» Work instructions
Leaving out all images, write out the records that follow exactly.

» Records for this task
<<<<
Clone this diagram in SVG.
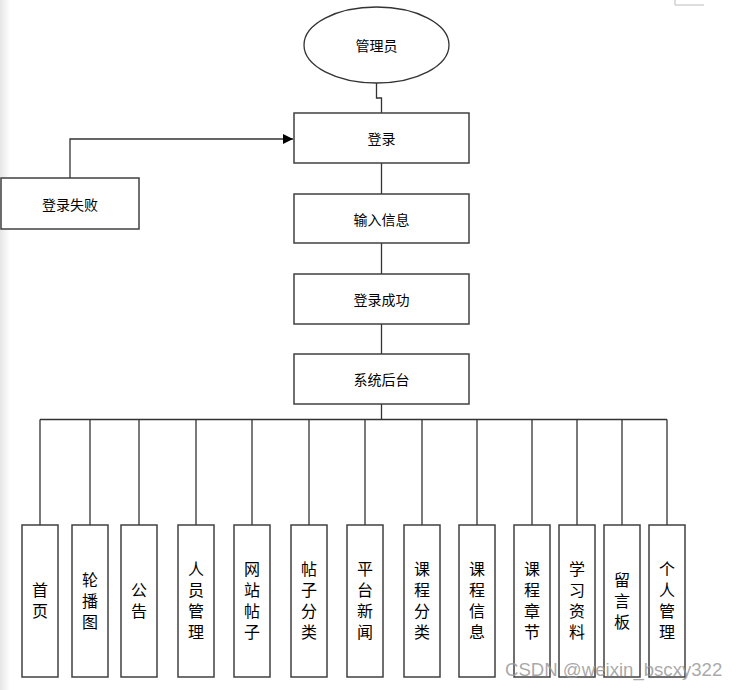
<svg xmlns="http://www.w3.org/2000/svg" width="738" height="690" viewBox="0 0 738 690">
<defs>
<style>
.box{fill:#fff;stroke:#404040;stroke-width:1.5}
.ln{fill:none;stroke:#333;stroke-width:1.3}
.t{font-family:"Noto Sans CJK SC","Noto Sans",sans-serif;font-size:14px;fill:#000;text-anchor:middle;dominant-baseline:central}
.v{font-family:"Noto Sans CJK SC","Noto Sans",sans-serif;font-size:16px;fill:#000;text-anchor:middle;writing-mode:vertical-rl;letter-spacing:5px}
</style>
<linearGradient id="edge" x1="0" x2="1" y1="0" y2="0">
<stop offset="0" stop-color="#e6e6e6"/>
<stop offset="1" stop-color="#fff"/>
</linearGradient>
<marker id="arr" markerWidth="10" markerHeight="10" refX="10" refY="5" orient="auto" markerUnits="userSpaceOnUse">
<path d="M0,0 L10,5 L0,10 z" fill="#000"/>
</marker>
</defs>
<rect x="0" y="0" width="738" height="690" fill="#fff"/>
<rect x="0" y="0" width="10" height="690" fill="url(#edge)"/>
<path d="M675,0 V5 H704" fill="none" stroke="#bbb" stroke-width="1"/>

<g id="connectors">
<path class="ln" d="M376.5,83 V98 H381.5 V113"/>
<path class="ln" d="M70,178 V139 H293" marker-end="url(#arr)"/>
<path class="ln" d="M381.5,163 V194"/>
<path class="ln" d="M381.5,243 V274"/>
<path class="ln" d="M381.5,324 V354"/>
<path class="ln" d="M381.5,404 V419.5" stroke-width="2"/>
<path class="ln" d="M40,419.5 H667"/>
<path class="ln" d="M40,419.5 V525 M90,419.5 V525 M139,419.5 V525 M196,419.5 V525 M252,419.5 V525 M309,419.5 V525 M365,419.5 V525 M422,419.5 V525 M477,419.5 V525 M532,419.5 V525 M577,419.5 V525 M622,419.5 V525 M667,419.5 V525"/>
</g>

<g id="admin"><ellipse cx="376.5" cy="45" rx="72.5" ry="38" fill="#fff" stroke="#333" stroke-width="1.3"/><text class="t" x="376.5" y="45">管理员</text></g>
<g id="login"><rect class="box" x="294" y="113" width="175" height="50"/><text class="t" x="381.5" y="138">登录</text></g>
<g id="loginFail"><rect class="box" x="1" y="178" width="138" height="51"/><text class="t" x="70" y="203.5">登录失败</text></g>
<g id="input"><rect class="box" x="294" y="194" width="175" height="49"/><text class="t" x="381.5" y="218.5">输入信息</text></g>
<g id="success"><rect class="box" x="294" y="274" width="175" height="50"/><text class="t" x="381.5" y="299">登录成功</text></g>
<g id="system"><rect class="box" x="294" y="354" width="175" height="50"/><text class="t" x="381.5" y="379">系统后台</text></g>

<g id="m1"><rect class="box" x="22" y="525" width="36" height="152"/><text class="v" x="40" y="603">首页</text></g>
<g id="m2"><rect class="box" x="72" y="525" width="36" height="152"/><text class="v" x="90" y="603">轮播图</text></g>
<g id="m3"><rect class="box" x="121" y="525" width="36" height="152"/><text class="v" x="139" y="603">公告</text></g>
<g id="m4"><rect class="box" x="178" y="525" width="36" height="152"/><text class="v" x="196" y="603">人员管理</text></g>
<g id="m5"><rect class="box" x="234" y="525" width="36" height="152"/><text class="v" x="252" y="603">网站帖子</text></g>
<g id="m6"><rect class="box" x="291" y="525" width="36" height="152"/><text class="v" x="309" y="603">帖子分类</text></g>
<g id="m7"><rect class="box" x="347" y="525" width="36" height="152"/><text class="v" x="365" y="603">平台新闻</text></g>
<g id="m8"><rect class="box" x="404" y="525" width="36" height="152"/><text class="v" x="422" y="603">课程分类</text></g>
<g id="m9"><rect class="box" x="459" y="525" width="36" height="152"/><text class="v" x="477" y="603">课程信息</text></g>
<g id="m10"><rect class="box" x="514" y="525" width="36" height="152"/><text class="v" x="532" y="603">课程章节</text></g>
<g id="m11"><rect class="box" x="559" y="525" width="36" height="152"/><text class="v" x="577" y="603">学习资料</text></g>
<g id="m12"><rect class="box" x="604" y="525" width="36" height="152"/><text class="v" x="622" y="603">留言板</text></g>
<g id="m13"><rect class="box" x="649" y="525" width="36" height="152"/><text class="v" x="667" y="603">个人管理</text></g>

<text x="505" y="676" font-family="'Liberation Sans',Arial,sans-serif" font-size="18.6" fill="#999" fill-opacity="0.85">CSDN @weixin_bscxy322</text>
</svg>
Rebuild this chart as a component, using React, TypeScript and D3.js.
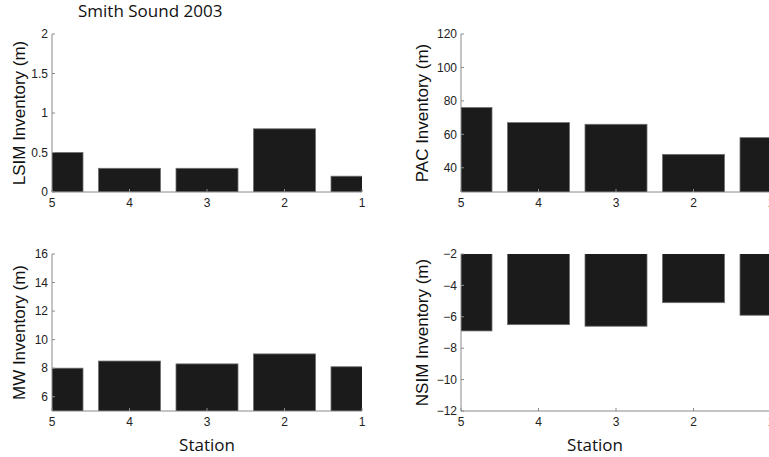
>>>>
» Solution to the exercise
Clone this diagram in SVG.
<svg xmlns="http://www.w3.org/2000/svg" width="738" height="690" viewBox="0 0 738 690">
<defs>
<style>
.box{fill:#fff;stroke:#404040;stroke-width:1.5}
.ln{fill:none;stroke:#333;stroke-width:1.3}
.t{font-family:"Noto Sans CJK SC","Noto Sans",sans-serif;font-size:14px;fill:#000;text-anchor:middle;dominant-baseline:central}
.v{font-family:"Noto Sans CJK SC","Noto Sans",sans-serif;font-size:16px;fill:#000;text-anchor:middle;writing-mode:vertical-rl;letter-spacing:5px}
</style>
<linearGradient id="edge" x1="0" x2="1" y1="0" y2="0">
<stop offset="0" stop-color="#e6e6e6"/>
<stop offset="1" stop-color="#fff"/>
</linearGradient>
<marker id="arr" markerWidth="10" markerHeight="10" refX="10" refY="5" orient="auto" markerUnits="userSpaceOnUse">
<path d="M0,0 L10,5 L0,10 z" fill="#000"/>
</marker>
</defs>
<rect x="0" y="0" width="738" height="690" fill="#fff"/>
<rect x="0" y="0" width="10" height="690" fill="url(#edge)"/>
<path d="M675,0 V5 H704" fill="none" stroke="#bbb" stroke-width="1"/>

<g id="connectors">
<path class="ln" d="M376.5,83 V98 H381.5 V113"/>
<path class="ln" d="M70,178 V139 H293" marker-end="url(#arr)"/>
<path class="ln" d="M381.5,163 V194"/>
<path class="ln" d="M381.5,243 V274"/>
<path class="ln" d="M381.5,324 V354"/>
<path class="ln" d="M381.5,404 V419.5" stroke-width="2"/>
<path class="ln" d="M40,419.5 H667"/>
<path class="ln" d="M40,419.5 V525 M90,419.5 V525 M139,419.5 V525 M196,419.5 V525 M252,419.5 V525 M309,419.5 V525 M365,419.5 V525 M422,419.5 V525 M477,419.5 V525 M532,419.5 V525 M577,419.5 V525 M622,419.5 V525 M667,419.5 V525"/>
</g>

<g id="admin"><ellipse cx="376.5" cy="45" rx="72.5" ry="38" fill="#fff" stroke="#333" stroke-width="1.3"/><text class="t" x="376.5" y="45">管理员</text></g>
<g id="login"><rect class="box" x="294" y="113" width="175" height="50"/><text class="t" x="381.5" y="138">登录</text></g>
<g id="loginFail"><rect class="box" x="1" y="178" width="138" height="51"/><text class="t" x="70" y="203.5">登录失败</text></g>
<g id="input"><rect class="box" x="294" y="194" width="175" height="49"/><text class="t" x="381.5" y="218.5">输入信息</text></g>
<g id="success"><rect class="box" x="294" y="274" width="175" height="50"/><text class="t" x="381.5" y="299">登录成功</text></g>
<g id="system"><rect class="box" x="294" y="354" width="175" height="50"/><text class="t" x="381.5" y="379">系统后台</text></g>

<g id="m1"><rect class="box" x="22" y="525" width="36" height="152"/><text class="v" x="40" y="603">首页</text></g>
<g id="m2"><rect class="box" x="72" y="525" width="36" height="152"/><text class="v" x="90" y="603">轮播图</text></g>
<g id="m3"><rect class="box" x="121" y="525" width="36" height="152"/><text class="v" x="139" y="603">公告</text></g>
<g id="m4"><rect class="box" x="178" y="525" width="36" height="152"/><text class="v" x="196" y="603">人员管理</text></g>
<g id="m5"><rect class="box" x="234" y="525" width="36" height="152"/><text class="v" x="252" y="603">网站帖子</text></g>
<g id="m6"><rect class="box" x="291" y="525" width="36" height="152"/><text class="v" x="309" y="603">帖子分类</text></g>
<g id="m7"><rect class="box" x="347" y="525" width="36" height="152"/><text class="v" x="365" y="603">平台新闻</text></g>
<g id="m8"><rect class="box" x="404" y="525" width="36" height="152"/><text class="v" x="422" y="603">课程分类</text></g>
<g id="m9"><rect class="box" x="459" y="525" width="36" height="152"/><text class="v" x="477" y="603">课程信息</text></g>
<g id="m10"><rect class="box" x="514" y="525" width="36" height="152"/><text class="v" x="532" y="603">课程章节</text></g>
<g id="m11"><rect class="box" x="559" y="525" width="36" height="152"/><text class="v" x="577" y="603">学习资料</text></g>
<g id="m12"><rect class="box" x="604" y="525" width="36" height="152"/><text class="v" x="622" y="603">留言板</text></g>
<g id="m13"><rect class="box" x="649" y="525" width="36" height="152"/><text class="v" x="667" y="603">个人管理</text></g>

<text x="505" y="676" font-family="'Liberation Sans',Arial,sans-serif" font-size="18.6" fill="#999" fill-opacity="0.85">CSDN @weixin_bscxy322</text>
</svg>
Rebuild this chart as a component, using React, TypeScript and D3.js.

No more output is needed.